Proceedings at Court are issued after an initial claim form letter or pre-action protocol letter has been sent. The amount of the Court fee will depend upon what remedy you are seeking and how much you are claiming. The higher the figure claimed, the more it will cost you in Court fees, so it is important to be realistic. The amount claimed will also have an effect on the way in which the case is managed at Court. Claims are allocated to one of three tracks:
- The small claims track – this is for claims of up to £5,000 (£1,000 in personal injury cases)
- The fast track - for claims between £5,000 and £15,000 (between £1,000 and £15,000 in personal injury cases)
- The Multi-track for claims over £15,000
Other types of cases, for example applications for an injunction or a declaration will be allocated usually after an initial case management hearing at Court or after a defence has been lodged by the defendant.
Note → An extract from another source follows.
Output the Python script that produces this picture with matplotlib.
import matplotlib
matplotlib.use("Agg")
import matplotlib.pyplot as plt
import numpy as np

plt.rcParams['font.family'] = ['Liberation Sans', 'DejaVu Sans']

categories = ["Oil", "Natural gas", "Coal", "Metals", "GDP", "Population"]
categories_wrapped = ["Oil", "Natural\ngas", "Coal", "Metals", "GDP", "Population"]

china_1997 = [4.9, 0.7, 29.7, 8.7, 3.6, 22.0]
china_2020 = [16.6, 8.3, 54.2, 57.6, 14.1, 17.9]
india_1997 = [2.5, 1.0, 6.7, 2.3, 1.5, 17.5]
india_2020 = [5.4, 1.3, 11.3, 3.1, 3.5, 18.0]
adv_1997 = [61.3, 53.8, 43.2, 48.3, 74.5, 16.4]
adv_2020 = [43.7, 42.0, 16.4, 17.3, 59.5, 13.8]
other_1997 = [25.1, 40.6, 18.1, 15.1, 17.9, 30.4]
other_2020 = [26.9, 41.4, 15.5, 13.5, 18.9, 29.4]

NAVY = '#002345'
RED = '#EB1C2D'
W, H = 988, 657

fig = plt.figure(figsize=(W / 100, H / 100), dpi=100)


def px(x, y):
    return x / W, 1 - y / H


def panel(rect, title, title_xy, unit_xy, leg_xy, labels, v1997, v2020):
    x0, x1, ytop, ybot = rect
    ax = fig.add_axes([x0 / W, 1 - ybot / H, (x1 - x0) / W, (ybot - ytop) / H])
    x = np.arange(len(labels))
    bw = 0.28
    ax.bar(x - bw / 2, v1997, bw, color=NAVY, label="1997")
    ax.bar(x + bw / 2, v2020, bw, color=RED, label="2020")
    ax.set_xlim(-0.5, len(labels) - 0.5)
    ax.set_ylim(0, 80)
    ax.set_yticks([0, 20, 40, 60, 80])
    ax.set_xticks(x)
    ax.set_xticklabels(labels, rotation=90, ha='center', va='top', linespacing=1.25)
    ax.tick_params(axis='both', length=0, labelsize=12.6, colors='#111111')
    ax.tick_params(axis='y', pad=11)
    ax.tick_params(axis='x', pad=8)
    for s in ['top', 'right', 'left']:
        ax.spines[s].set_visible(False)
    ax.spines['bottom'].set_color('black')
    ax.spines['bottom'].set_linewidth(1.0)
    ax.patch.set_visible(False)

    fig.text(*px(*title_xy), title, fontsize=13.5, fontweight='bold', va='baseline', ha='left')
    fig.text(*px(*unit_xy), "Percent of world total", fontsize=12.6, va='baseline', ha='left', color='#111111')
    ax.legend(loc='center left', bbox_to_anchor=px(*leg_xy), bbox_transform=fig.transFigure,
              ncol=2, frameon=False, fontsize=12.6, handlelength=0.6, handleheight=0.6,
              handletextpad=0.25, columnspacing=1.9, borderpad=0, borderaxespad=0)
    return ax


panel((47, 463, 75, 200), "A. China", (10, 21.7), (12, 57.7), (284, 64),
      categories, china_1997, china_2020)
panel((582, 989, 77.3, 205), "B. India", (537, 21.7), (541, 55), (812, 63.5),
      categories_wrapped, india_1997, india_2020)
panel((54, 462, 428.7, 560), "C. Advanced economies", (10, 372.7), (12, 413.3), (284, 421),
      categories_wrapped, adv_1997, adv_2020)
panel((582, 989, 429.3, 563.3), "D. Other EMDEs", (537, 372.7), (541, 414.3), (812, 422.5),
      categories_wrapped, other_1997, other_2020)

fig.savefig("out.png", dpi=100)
If you are bringing proceedings you will be known as “the claimant”.
At the case management hearing a timetable will be laid down by the Judge which will list all the preparation that has to be done in order for the claim to be heard at a final hearing or trial. The length of the trial will depend upon how much documentation is involved and how many witnesses each side will be calling. Witness statements will be prepared and exchanged with the other side prior to the hearing so that each side knows how the other side is going to present its case.
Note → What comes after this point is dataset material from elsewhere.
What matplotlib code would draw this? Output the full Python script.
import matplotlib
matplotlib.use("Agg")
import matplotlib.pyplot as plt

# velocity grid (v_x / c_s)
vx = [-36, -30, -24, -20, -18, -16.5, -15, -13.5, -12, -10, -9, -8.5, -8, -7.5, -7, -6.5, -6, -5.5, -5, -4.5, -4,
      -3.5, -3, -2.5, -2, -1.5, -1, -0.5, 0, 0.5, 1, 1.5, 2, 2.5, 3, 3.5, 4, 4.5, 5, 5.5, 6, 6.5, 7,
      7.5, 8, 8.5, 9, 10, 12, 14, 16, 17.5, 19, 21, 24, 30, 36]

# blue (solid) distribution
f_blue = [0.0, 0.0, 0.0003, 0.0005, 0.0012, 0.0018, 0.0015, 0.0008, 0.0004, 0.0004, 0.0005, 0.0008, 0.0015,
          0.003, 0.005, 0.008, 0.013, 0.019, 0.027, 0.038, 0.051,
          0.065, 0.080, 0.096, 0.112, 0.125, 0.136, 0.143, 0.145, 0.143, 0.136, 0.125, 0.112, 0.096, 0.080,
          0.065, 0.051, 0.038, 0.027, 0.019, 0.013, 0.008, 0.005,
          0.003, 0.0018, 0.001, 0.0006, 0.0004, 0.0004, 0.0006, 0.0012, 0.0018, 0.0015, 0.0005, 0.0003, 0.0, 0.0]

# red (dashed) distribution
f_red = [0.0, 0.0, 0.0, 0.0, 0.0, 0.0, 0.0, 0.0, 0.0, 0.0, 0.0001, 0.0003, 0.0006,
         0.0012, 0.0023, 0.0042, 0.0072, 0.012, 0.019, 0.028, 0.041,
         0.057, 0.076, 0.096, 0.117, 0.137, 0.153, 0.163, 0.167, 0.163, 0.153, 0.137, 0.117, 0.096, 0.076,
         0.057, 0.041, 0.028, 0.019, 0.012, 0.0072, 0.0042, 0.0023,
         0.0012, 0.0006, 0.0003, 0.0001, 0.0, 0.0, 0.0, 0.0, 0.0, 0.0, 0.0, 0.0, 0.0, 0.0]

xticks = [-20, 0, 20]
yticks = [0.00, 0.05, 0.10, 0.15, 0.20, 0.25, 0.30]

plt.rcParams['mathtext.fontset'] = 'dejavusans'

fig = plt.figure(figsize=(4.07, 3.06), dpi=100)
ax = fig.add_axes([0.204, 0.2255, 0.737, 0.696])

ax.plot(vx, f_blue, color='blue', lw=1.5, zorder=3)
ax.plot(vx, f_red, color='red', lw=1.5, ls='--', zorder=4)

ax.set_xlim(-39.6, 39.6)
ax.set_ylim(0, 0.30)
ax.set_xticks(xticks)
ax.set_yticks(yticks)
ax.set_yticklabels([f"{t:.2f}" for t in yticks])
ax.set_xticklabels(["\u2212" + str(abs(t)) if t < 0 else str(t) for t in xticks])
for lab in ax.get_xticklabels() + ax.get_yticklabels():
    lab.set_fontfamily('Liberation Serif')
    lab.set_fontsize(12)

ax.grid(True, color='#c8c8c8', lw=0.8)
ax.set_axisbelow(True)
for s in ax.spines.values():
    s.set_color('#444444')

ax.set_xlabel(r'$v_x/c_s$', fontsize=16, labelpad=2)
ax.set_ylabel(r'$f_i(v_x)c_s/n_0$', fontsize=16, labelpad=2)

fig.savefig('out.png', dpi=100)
Relevant documents to be relied on will also be disclosed to the other side well in advance of the hearing.
At the end of the trial the Judge will deliver a judgment setting out his findings on the law and the particular facts of your case.
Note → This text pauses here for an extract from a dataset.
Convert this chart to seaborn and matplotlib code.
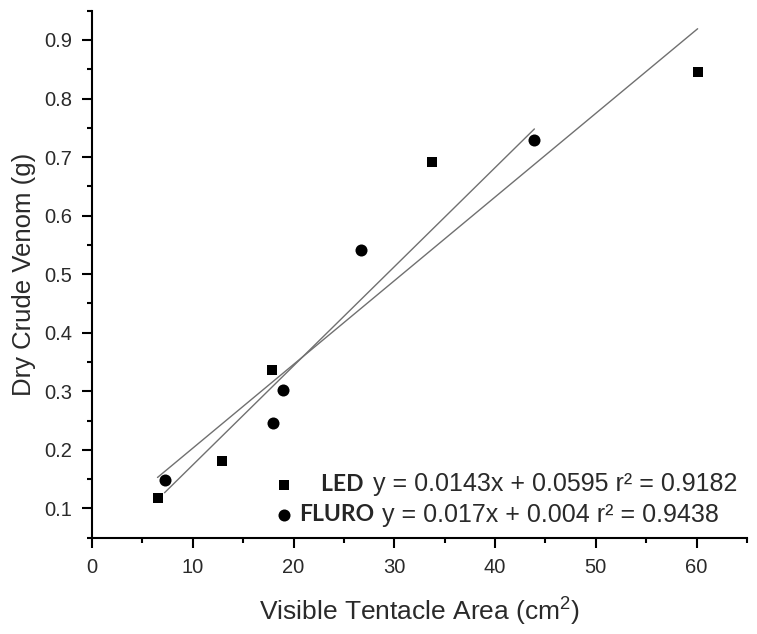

If you win your case and the losing party does not comply with the judgment you will need to consider the various ways in which a judgment can be enforced.
The usual costs rule is “costs in the event” which means that the successful party normally recovers costs from his opponent. There is, however, usually a shortfall between what the successful party has paid out in legal fees and the amount that can be recovered from the losing party.
The Small Claims Court is a Court which is set up to deal with claims for small amounts of money. The current level is under £5,000. However if your claim is for personal injury it would only be heard in the Small Claims Court if the claim for the injury itself is not more than £1,000.
No costs are awarded in the Small Claims Court apart from Court fees.
If you win in the Small Claims Court you can claim what is known as “fixed costs” for example any Court fee, but not the cost of any legal representation which you may have used. You can claim travel expenses and loss of earnings.
In certain cases the Court does have a discretion to award costs if a party has behaved unreasonably.
The usual rule is that the losing party will pay the other side’s costs of bringing the claim to the Court, but there are exceptions to this which we will advise you about if necessary. The successful party can recover the Court fees including the claim issue fee and any other Court fees which have been paid, for example the allocation questionnaire fee, which is the fee paid when completing a form so as to assist the Court in deciding whether to allocate the claim to the Small Claims Court, the Fast Track or the Multi-track. It also includes solicitors’ and barristers’ costs and any other disbursements, namely any other expenses that might have been incurred, such as travel or photocopying.
However, you do not always recover all the costs at the same rate as you have paid to your own solicitor so there is sometimes a shortfall in the amount you have paid to your solicitor and the amount you may get back.